#### Dataset extract:
%%

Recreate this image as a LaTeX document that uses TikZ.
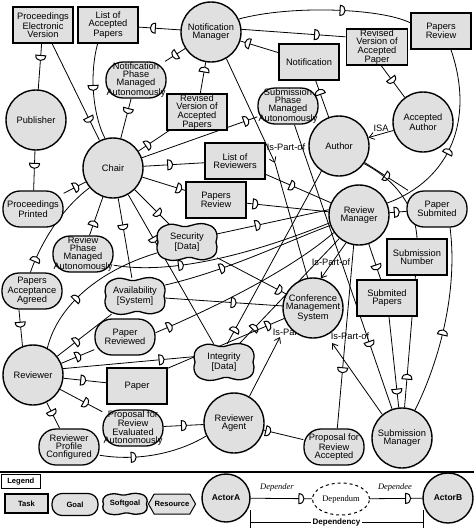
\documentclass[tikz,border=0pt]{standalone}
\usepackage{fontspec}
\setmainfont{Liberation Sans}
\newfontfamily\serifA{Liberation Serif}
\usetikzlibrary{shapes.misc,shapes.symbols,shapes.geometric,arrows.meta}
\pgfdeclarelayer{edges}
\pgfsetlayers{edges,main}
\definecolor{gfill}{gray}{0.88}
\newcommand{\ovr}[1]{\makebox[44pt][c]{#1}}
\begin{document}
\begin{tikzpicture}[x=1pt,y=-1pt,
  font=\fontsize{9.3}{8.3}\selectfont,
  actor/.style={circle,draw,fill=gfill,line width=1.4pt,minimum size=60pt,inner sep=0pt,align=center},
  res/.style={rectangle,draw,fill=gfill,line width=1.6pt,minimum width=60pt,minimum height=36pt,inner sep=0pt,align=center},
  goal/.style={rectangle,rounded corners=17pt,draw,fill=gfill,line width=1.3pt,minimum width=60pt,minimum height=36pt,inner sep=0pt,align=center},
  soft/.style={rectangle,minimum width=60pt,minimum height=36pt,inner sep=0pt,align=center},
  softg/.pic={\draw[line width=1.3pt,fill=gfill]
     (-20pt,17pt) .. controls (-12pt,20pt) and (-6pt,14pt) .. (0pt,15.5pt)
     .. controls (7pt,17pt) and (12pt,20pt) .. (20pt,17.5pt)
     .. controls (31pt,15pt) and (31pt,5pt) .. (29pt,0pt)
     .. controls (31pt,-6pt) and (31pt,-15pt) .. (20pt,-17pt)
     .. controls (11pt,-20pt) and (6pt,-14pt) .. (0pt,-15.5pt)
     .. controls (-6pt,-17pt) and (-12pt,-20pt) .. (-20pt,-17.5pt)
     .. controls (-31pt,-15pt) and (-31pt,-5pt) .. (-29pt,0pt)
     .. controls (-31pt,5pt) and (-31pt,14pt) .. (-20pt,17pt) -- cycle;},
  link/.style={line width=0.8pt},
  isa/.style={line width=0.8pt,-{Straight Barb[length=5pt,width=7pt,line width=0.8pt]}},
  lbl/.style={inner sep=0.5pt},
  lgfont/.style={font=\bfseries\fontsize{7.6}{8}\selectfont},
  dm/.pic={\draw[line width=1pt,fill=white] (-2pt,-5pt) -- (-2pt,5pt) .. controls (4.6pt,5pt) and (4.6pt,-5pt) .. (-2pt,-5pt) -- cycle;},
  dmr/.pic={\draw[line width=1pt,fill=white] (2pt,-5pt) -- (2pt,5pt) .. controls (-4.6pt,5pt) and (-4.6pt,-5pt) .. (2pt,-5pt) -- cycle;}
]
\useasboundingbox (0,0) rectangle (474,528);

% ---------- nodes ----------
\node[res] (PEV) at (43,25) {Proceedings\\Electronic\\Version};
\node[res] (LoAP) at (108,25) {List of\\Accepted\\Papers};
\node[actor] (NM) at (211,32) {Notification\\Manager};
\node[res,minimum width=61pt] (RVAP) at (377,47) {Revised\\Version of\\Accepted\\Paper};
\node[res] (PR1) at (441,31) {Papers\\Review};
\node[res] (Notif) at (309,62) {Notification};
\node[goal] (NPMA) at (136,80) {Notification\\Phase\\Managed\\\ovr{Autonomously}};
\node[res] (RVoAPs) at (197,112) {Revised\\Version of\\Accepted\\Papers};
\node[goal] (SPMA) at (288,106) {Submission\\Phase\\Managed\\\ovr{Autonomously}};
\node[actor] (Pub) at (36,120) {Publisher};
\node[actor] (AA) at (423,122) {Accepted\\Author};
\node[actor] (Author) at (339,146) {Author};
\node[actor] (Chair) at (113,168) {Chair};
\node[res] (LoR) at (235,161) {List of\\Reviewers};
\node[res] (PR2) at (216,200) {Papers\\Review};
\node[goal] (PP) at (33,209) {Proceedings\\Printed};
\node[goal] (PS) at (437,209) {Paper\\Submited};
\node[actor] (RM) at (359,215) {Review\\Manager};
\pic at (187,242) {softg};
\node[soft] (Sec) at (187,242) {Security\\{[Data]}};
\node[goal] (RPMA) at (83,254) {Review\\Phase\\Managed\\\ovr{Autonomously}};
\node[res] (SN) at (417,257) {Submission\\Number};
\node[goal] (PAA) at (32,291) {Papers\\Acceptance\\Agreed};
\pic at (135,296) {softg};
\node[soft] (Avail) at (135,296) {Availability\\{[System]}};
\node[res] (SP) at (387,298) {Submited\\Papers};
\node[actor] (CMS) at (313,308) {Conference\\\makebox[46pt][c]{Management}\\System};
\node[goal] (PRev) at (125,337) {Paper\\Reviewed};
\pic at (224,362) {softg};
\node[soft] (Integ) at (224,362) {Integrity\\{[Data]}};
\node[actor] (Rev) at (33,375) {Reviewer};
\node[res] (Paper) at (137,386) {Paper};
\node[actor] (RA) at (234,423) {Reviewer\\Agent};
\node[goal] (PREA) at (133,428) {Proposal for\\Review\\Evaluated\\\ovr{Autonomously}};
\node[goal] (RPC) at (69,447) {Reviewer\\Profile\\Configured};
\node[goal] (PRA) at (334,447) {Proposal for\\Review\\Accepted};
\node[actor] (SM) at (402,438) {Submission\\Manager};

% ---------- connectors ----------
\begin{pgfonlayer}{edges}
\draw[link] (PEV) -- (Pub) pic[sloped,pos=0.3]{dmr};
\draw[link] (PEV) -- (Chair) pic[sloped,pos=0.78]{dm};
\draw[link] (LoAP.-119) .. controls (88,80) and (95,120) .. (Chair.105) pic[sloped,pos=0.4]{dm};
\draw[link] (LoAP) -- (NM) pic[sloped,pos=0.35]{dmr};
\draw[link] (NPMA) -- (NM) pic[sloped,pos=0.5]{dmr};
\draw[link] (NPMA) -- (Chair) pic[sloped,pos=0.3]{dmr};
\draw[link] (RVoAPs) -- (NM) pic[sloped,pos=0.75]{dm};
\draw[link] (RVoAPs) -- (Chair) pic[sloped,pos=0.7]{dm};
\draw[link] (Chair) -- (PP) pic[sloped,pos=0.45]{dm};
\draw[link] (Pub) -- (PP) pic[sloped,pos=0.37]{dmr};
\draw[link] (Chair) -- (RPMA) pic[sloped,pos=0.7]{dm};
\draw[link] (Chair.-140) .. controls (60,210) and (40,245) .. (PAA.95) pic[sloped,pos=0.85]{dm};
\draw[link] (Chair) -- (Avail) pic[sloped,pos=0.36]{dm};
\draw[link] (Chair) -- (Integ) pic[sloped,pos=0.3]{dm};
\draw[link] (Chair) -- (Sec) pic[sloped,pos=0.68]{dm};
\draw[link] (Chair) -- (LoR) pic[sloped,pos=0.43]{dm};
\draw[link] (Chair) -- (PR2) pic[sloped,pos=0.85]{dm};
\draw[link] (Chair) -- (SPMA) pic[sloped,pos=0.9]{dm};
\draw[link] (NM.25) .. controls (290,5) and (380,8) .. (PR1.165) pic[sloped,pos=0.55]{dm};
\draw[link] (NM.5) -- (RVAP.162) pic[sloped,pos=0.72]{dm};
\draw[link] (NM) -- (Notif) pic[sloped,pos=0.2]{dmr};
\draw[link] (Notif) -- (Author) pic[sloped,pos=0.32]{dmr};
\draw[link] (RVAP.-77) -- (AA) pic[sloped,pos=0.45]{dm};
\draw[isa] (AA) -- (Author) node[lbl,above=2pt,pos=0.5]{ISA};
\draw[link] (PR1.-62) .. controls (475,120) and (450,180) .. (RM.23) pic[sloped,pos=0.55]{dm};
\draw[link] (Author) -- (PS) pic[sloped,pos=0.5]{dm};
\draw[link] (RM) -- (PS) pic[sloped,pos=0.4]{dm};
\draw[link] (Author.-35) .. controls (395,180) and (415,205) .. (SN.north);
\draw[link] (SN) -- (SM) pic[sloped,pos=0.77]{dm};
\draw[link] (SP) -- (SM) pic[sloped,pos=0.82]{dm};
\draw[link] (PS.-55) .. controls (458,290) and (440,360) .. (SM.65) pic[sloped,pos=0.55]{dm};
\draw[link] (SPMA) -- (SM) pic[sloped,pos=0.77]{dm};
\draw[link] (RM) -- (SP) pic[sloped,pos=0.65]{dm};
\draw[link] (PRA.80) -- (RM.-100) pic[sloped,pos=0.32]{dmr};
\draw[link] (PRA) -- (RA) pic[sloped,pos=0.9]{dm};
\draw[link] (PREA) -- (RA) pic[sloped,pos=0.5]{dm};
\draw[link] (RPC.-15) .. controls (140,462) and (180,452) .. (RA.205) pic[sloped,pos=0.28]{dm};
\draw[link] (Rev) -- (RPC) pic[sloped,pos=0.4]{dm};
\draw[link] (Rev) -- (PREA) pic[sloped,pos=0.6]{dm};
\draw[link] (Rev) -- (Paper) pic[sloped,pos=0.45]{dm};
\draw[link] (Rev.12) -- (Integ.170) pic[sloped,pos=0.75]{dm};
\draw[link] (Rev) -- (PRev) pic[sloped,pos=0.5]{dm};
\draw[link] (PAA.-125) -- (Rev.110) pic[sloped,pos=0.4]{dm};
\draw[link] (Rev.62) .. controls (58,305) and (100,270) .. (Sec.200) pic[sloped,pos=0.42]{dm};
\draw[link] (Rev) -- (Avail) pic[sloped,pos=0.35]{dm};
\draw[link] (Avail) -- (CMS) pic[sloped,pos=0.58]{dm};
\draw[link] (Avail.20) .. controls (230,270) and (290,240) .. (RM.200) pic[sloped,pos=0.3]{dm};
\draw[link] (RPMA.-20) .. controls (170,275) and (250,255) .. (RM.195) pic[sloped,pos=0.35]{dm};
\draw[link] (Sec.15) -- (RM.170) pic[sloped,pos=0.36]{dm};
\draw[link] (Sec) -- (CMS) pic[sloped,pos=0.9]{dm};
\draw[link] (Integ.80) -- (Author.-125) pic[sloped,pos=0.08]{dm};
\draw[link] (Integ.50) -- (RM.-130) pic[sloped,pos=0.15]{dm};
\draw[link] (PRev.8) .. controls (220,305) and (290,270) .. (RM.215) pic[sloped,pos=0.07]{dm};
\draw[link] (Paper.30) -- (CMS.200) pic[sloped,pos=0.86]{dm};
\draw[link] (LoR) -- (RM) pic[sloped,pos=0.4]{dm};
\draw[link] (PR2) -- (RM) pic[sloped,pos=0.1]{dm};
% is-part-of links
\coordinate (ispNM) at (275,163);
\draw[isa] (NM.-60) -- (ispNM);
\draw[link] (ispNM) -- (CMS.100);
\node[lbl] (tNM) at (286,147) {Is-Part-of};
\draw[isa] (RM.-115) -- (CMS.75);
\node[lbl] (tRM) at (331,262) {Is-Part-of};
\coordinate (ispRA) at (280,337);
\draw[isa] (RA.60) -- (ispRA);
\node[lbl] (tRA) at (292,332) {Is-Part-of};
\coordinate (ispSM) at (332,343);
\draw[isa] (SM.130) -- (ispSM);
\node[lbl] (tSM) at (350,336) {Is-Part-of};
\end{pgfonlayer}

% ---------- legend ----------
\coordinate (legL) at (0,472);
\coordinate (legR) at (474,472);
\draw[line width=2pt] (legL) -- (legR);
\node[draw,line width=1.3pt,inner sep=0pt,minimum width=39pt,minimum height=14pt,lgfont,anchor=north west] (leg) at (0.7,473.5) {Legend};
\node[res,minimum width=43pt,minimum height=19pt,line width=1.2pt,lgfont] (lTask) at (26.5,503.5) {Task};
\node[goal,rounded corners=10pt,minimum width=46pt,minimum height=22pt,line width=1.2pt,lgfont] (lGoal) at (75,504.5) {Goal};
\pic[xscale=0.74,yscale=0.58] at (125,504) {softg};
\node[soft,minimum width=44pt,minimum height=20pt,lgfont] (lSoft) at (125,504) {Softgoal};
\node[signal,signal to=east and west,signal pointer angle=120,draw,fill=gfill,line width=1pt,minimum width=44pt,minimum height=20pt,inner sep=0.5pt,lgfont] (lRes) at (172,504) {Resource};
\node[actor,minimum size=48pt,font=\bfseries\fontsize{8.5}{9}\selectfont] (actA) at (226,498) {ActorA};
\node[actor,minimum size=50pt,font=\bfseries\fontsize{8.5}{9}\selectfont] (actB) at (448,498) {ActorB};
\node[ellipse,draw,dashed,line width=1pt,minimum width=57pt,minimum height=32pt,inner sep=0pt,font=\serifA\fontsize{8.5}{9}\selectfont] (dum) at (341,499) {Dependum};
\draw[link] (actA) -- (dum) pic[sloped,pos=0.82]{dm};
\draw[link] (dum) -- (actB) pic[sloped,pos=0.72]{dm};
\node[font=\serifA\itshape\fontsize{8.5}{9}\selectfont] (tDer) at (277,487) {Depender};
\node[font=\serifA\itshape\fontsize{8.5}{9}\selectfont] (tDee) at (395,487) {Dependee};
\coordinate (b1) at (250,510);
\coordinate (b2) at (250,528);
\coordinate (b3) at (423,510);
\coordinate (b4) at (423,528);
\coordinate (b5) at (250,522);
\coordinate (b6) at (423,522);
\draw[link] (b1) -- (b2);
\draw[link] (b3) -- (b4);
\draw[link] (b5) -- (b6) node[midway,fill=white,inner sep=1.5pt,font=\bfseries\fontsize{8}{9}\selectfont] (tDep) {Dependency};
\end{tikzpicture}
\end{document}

%%

#### What the exercise asks:
Repeat, with no pictures, each line from the beginning of the data through the line containing "(0,0) rectangle (474,528);", inclusive.

#### Result of this task:
Recreate this image as a LaTeX document that uses TikZ.
\documentclass[tikz,border=0pt]{standalone}
\usepackage{fontspec}
\setmainfont{Liberation Sans}
\newfontfamily\serifA{Liberation Serif}
\usetikzlibrary{shapes.misc,shapes.symbols,shapes.geometric,arrows.meta}
\pgfdeclarelayer{edges}
\pgfsetlayers{edges,main}
\definecolor{gfill}{gray}{0.88}
\newcommand{\ovr}[1]{\makebox[44pt][c]{#1}}
\begin{document}
\begin{tikzpicture}[x=1pt,y=-1pt,
  font=\fontsize{9.3}{8.3}\selectfont,
  actor/.style={circle,draw,fill=gfill,line width=1.4pt,minimum size=60pt,inner sep=0pt,align=center},
  res/.style={rectangle,draw,fill=gfill,line width=1.6pt,minimum width=60pt,minimum height=36pt,inner sep=0pt,align=center},
  goal/.style={rectangle,rounded corners=17pt,draw,fill=gfill,line width=1.3pt,minimum width=60pt,minimum height=36pt,inner sep=0pt,align=center},
  soft/.style={rectangle,minimum width=60pt,minimum height=36pt,inner sep=0pt,align=center},
  softg/.pic={\draw[line width=1.3pt,fill=gfill]
     (-20pt,17pt) .. controls (-12pt,20pt) and (-6pt,14pt) .. (0pt,15.5pt)
     .. controls (7pt,17pt) and (12pt,20pt) .. (20pt,17.5pt)
     .. controls (31pt,15pt) and (31pt,5pt) .. (29pt,0pt)
     .. controls (31pt,-6pt) and (31pt,-15pt) .. (20pt,-17pt)
     .. controls (11pt,-20pt) and (6pt,-14pt) .. (0pt,-15.5pt)
     .. controls (-6pt,-17pt) and (-12pt,-20pt) .. (-20pt,-17.5pt)
     .. controls (-31pt,-15pt) and (-31pt,-5pt) .. (-29pt,0pt)
     .. controls (-31pt,5pt) and (-31pt,14pt) .. (-20pt,17pt) -- cycle;},
  link/.style={line width=0.8pt},
  isa/.style={line width=0.8pt,-{Straight Barb[length=5pt,width=7pt,line width=0.8pt]}},
  lbl/.style={inner sep=0.5pt},
  lgfont/.style={font=\bfseries\fontsize{7.6}{8}\selectfont},
  dm/.pic={\draw[line width=1pt,fill=white] (-2pt,-5pt) -- (-2pt,5pt) .. controls (4.6pt,5pt) and (4.6pt,-5pt) .. (-2pt,-5pt) -- cycle;},
  dmr/.pic={\draw[line width=1pt,fill=white] (2pt,-5pt) -- (2pt,5pt) .. controls (-4.6pt,5pt) and (-4.6pt,-5pt) .. (2pt,-5pt) -- cycle;}
]
\useasboundingbox (0,0) rectangle (474,528);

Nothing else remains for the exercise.